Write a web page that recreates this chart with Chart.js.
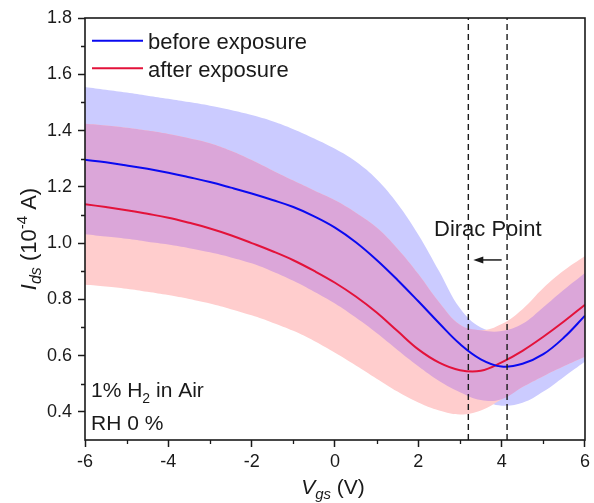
<!DOCTYPE html>
<html>
<head>
<meta charset="utf-8">
<script src="https://cdn.jsdelivr.net/npm/chart.js@4.4.1/dist/chart.umd.min.js"></script>
<style>
html,body{margin:0;padding:0;background:#fff;}
#wrap{width:594px;height:503px;position:relative;}
</style>
</head>
<body>
<div id="wrap"><canvas id="c" width="594" height="503"></canvas></div>
<script>
// ---- data ----
const vgs = [-6,-5.5,-5,-4.5,-4,-3.5,-3,-2.5,-2,-1.5,-1,-0.5,0,0.5,1,1.5,2,2.5,3,3.5,4,4.5,5,5.5,6];
const beforeMean  = [1.296,1.287,1.276,1.264,1.250,1.234,1.217,1.197,1.176,1.153,1.128,1.095,1.055,1.003,0.940,0.869,0.793,0.715,0.641,0.587,0.561,0.571,0.605,0.665,0.742];
const beforeUpper = [1.555,1.545,1.535,1.524,1.513,1.501,1.488,1.473,1.455,1.433,1.405,1.372,1.335,1.290,1.227,1.140,1.030,0.900,0.768,0.700,0.687,0.713,0.772,0.835,0.894];
const beforeLower = [1.031,1.023,1.015,1.005,0.995,0.982,0.967,0.949,0.928,0.899,0.866,0.827,0.785,0.735,0.680,0.620,0.562,0.510,0.470,0.442,0.422,0.432,0.472,0.525,0.579];
const afterMean   = [1.138,1.128,1.117,1.104,1.090,1.072,1.052,1.028,1.000,0.971,0.939,0.901,0.859,0.810,0.753,0.687,0.622,0.575,0.548,0.546,0.576,0.617,0.667,0.722,0.781];
const afterUpper  = [1.424,1.418,1.410,1.400,1.388,1.373,1.355,1.328,1.295,1.258,1.222,1.187,1.152,1.108,1.055,0.980,0.890,0.790,0.710,0.690,0.712,0.765,0.840,0.903,0.954];
const afterLower  = [0.852,0.846,0.838,0.827,0.815,0.801,0.785,0.765,0.743,0.717,0.688,0.652,0.610,0.565,0.518,0.472,0.433,0.405,0.391,0.405,0.445,0.488,0.527,0.563,0.596];
const yTickValues = [0.4,0.6,0.8,1.0,1.2,1.4,1.6,1.8];
const yMinorValues = [0.5,0.7,0.9,1.1,1.3,1.5,1.7];
const xTickValues = [-6,-4,-2,0,2,4,6];
const xMinorValues = [-5,-3,-1,1,3,5];
const diracBefore = 4.13;
const diracAfter = 3.2;
const seriesNames = ['before exposure','after exposure'];

// ---- helpers ----
const pts = arr => arr.map((v,i)=>({x:vgs[i], y:v}));
const overlapLower = beforeLower.map((v,i)=>Math.max(v, afterLower[i]));
const overlapUpper = beforeUpper.map((v,i)=>Math.min(v, afterUpper[i]));

const BLUE = '#0a0af0';
const RED = '#e3123a';
const LAV = 'rgb(203,203,255)';
const PINK = 'rgb(255,205,205)';
const PURP = 'rgb(219,166,217)';
const INK = '#1a1a1a';
const FONT = "'Liberation Sans', Arial, sans-serif";
const TENSION = 0.4;

const bandBase = {pointRadius:0, borderWidth:0, tension:TENSION, showLine:true};

const decor = {
  id:'decor',
  afterDraw(chart){
    const {ctx, chartArea:a, scales:{x,y}} = chart;
    ctx.save();
    // frame
    ctx.strokeStyle = INK; ctx.lineWidth = 1.6;
    ctx.strokeRect(a.left, a.top, a.right-a.left, a.bottom-a.top);
    // minor ticks
    ctx.lineWidth = 1.3;
    ctx.beginPath();
    yMinorValues.forEach(v=>{const p=Math.round(y.getPixelForValue(v))+0.5; ctx.moveTo(a.left-4,p); ctx.lineTo(a.left,p);});
    xMinorValues.forEach(v=>{const p=Math.round(x.getPixelForValue(v))+0.5; ctx.moveTo(p,a.bottom); ctx.lineTo(p,a.bottom+4);});
    ctx.stroke();

    ctx.fillStyle = INK;
    ctx.textBaseline = 'alphabetic';
    // legend
    ctx.lineWidth = 2;
    [[BLUE,40.7,48.5],[RED,68.3,76.5]].forEach((r,i)=>{
      ctx.strokeStyle = r[0];
      ctx.beginPath(); ctx.moveTo(92,r[1]); ctx.lineTo(143,r[1]); ctx.stroke();
      ctx.font = '22px ' + FONT; ctx.textAlign='left';
      ctx.fillText(seriesNames[i], 148, r[2]);
    });

    // Dirac point label and arrow
    ctx.font = '22px ' + FONT; ctx.textAlign='left';
    ctx.fillText('Dirac Point', 434, 235.5);
    const ay = y.getPixelForValue(0.94);
    const ax1 = x.getPixelForValue(4.0), ax2 = x.getPixelForValue(3.32);
    ctx.strokeStyle = INK; ctx.lineWidth = 1.5;
    ctx.beginPath(); ctx.moveTo(ax1, ay); ctx.lineTo(ax2+6, ay); ctx.stroke();
    ctx.beginPath(); ctx.moveTo(ax2, ay); ctx.lineTo(ax2+10, ay-3.5); ctx.lineTo(ax2+10, ay+3.5); ctx.closePath(); ctx.fill();

    // condition text
    ctx.font = '21px ' + FONT;
    let t = '1% H'; ctx.fillText(t, 91, 397); let w = ctx.measureText(t).width;
    ctx.font = '14px ' + FONT; ctx.fillText('2', 91+w, 403); let w2 = ctx.measureText('2').width;
    ctx.font = '21px ' + FONT; ctx.fillText(' in Air', 91+w+w2, 397);
    ctx.fillText('RH 0 %', 91, 430);

    // x title
    const segsX = [['V','italic 21px',0],['gs','italic 15px',5],[' (V)','21px',0]];
    let tw = 0; segsX.forEach(s=>{ctx.font=s[1]+' '+FONT; tw+=ctx.measureText(s[0]).width;});
    let cx = 333 - tw/2;
    segsX.forEach(s=>{ctx.font=s[1]+' '+FONT; ctx.fillText(s[0], cx, 494+s[2]); cx+=ctx.measureText(s[0]).width;});

    // y title (rotated)
    ctx.translate(36, 239); ctx.rotate(-Math.PI/2);
    const segsY = [['I','italic 22px',0],['ds','italic 16px',5],[' (10','22px',0],['-4','15px',-9],[' A)','22px',0]];
    tw = 0; segsY.forEach(s=>{ctx.font=s[1]+' '+FONT; tw+=ctx.measureText(s[0]).width;});
    cx = -tw/2;
    segsY.forEach(s=>{ctx.font=s[1]+' '+FONT; ctx.fillText(s[0], cx, s[2]); cx+=ctx.measureText(s[0]).width;});
    ctx.restore();
  }
};

new Chart(document.getElementById('c'), {
  type:'line',
  data:{datasets:[
    Object.assign({data:pts(beforeLower), fill:false, order:9}, bandBase),
    Object.assign({data:pts(beforeUpper), fill:{target:0}, backgroundColor:LAV, order:8}, bandBase),
    Object.assign({data:pts(afterLower), fill:false, order:7}, bandBase),
    Object.assign({data:pts(afterUpper), fill:{target:2}, backgroundColor:PINK, order:6}, bandBase),
    Object.assign({data:pts(overlapLower), fill:false, order:5}, bandBase),
    Object.assign({data:pts(overlapUpper), fill:{target:4}, backgroundColor:PURP, order:4}, bandBase),
    {data:pts(afterMean), borderColor:RED, borderWidth:2, pointRadius:0, tension:TENSION, fill:false, order:3},
    {data:pts(beforeMean), borderColor:BLUE, borderWidth:2, pointRadius:0, tension:TENSION, fill:false, order:2},
    {data:[{x:diracAfter,y:0.3},{x:diracAfter,y:1.8}], borderColor:INK, borderWidth:1.4, borderDash:[6,4], pointRadius:0, fill:false, order:1},
    {data:[{x:diracBefore,y:0.3},{x:diracBefore,y:1.8}], borderColor:INK, borderWidth:1.4, borderDash:[6,4], pointRadius:0, fill:false, order:1}
  ]},
  options:{
    responsive:false, animation:false,
    layout:{padding:{top:18,right:9,left:0,bottom:0}},
    plugins:{legend:{display:false}, tooltip:{enabled:false}},
    scales:{
      x:{type:'linear', min:-6, max:6,
        afterBuildTicks:s=>{s.ticks = xTickValues.map(v=>({value:v}));},
        afterFit:s=>{s.height = 63;},
        border:{display:false},
        grid:{drawOnChartArea:false, drawTicks:true, tickLength:7, tickColor:INK, tickWidth:1.5},
        ticks:{color:INK, font:{family:FONT, size:18}, padding:4, maxRotation:0, callback:v=>String(v)}
      },
      y:{type:'linear', min:0.3, max:1.8,
        afterBuildTicks:s=>{s.ticks = yTickValues.map(v=>({value:v}));},
        afterFit:s=>{s.width = 85;},
        border:{display:false},
        grid:{drawOnChartArea:false, drawTicks:true, tickLength:7, tickColor:INK, tickWidth:1.5},
        ticks:{color:INK, font:{family:FONT, size:18}, padding:6, callback:v=>Number(v).toFixed(1)}
      }
    }
  },
  plugins:[decor]
});
</script>
</body>
</html>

- - - -

Work required
Give back exactly the lines from the first line of the data through the line with "const seriesNames = ['before", pictures excluded.

Answer in full
Write a web page that recreates this chart with Chart.js.
<!DOCTYPE html>
<html>
<head>
<meta charset="utf-8">
<script src="https://cdn.jsdelivr.net/npm/chart.js@4.4.1/dist/chart.umd.min.js"></script>
<style>
html,body{margin:0;padding:0;background:#fff;}
#wrap{width:594px;height:503px;position:relative;}
</style>
</head>
<body>
<div id="wrap"><canvas id="c" width="594" height="503"></canvas></div>
<script>
// ---- data ----
const vgs = [-6,-5.5,-5,-4.5,-4,-3.5,-3,-2.5,-2,-1.5,-1,-0.5,0,0.5,1,1.5,2,2.5,3,3.5,4,4.5,5,5.5,6];
const beforeMean  = [1.296,1.287,1.276,1.264,1.250,1.234,1.217,1.197,1.176,1.153,1.128,1.095,1.055,1.003,0.940,0.869,0.793,0.715,0.641,0.587,0.561,0.571,0.605,0.665,0.742];
const beforeUpper = [1.555,1.545,1.535,1.524,1.513,1.501,1.488,1.473,1.455,1.433,1.405,1.372,1.335,1.290,1.227,1.140,1.030,0.900,0.768,0.700,0.687,0.713,0.772,0.835,0.894];
const beforeLower = [1.031,1.023,1.015,1.005,0.995,0.982,0.967,0.949,0.928,0.899,0.866,0.827,0.785,0.735,0.680,0.620,0.562,0.510,0.470,0.442,0.422,0.432,0.472,0.525,0.579];
const afterMean   = [1.138,1.128,1.117,1.104,1.090,1.072,1.052,1.028,1.000,0.971,0.939,0.901,0.859,0.810,0.753,0.687,0.622,0.575,0.548,0.546,0.576,0.617,0.667,0.722,0.781];
const afterUpper  = [1.424,1.418,1.410,1.400,1.388,1.373,1.355,1.328,1.295,1.258,1.222,1.187,1.152,1.108,1.055,0.980,0.890,0.790,0.710,0.690,0.712,0.765,0.840,0.903,0.954];
const afterLower  = [0.852,0.846,0.838,0.827,0.815,0.801,0.785,0.765,0.743,0.717,0.688,0.652,0.610,0.565,0.518,0.472,0.433,0.405,0.391,0.405,0.445,0.488,0.527,0.563,0.596];
const yTickValues = [0.4,0.6,0.8,1.0,1.2,1.4,1.6,1.8];
const yMinorValues = [0.5,0.7,0.9,1.1,1.3,1.5,1.7];
const xTickValues = [-6,-4,-2,0,2,4,6];
const xMinorValues = [-5,-3,-1,1,3,5];
const diracBefore = 4.13;
const diracAfter = 3.2;
const seriesNames = ['before exposure','after exposure'];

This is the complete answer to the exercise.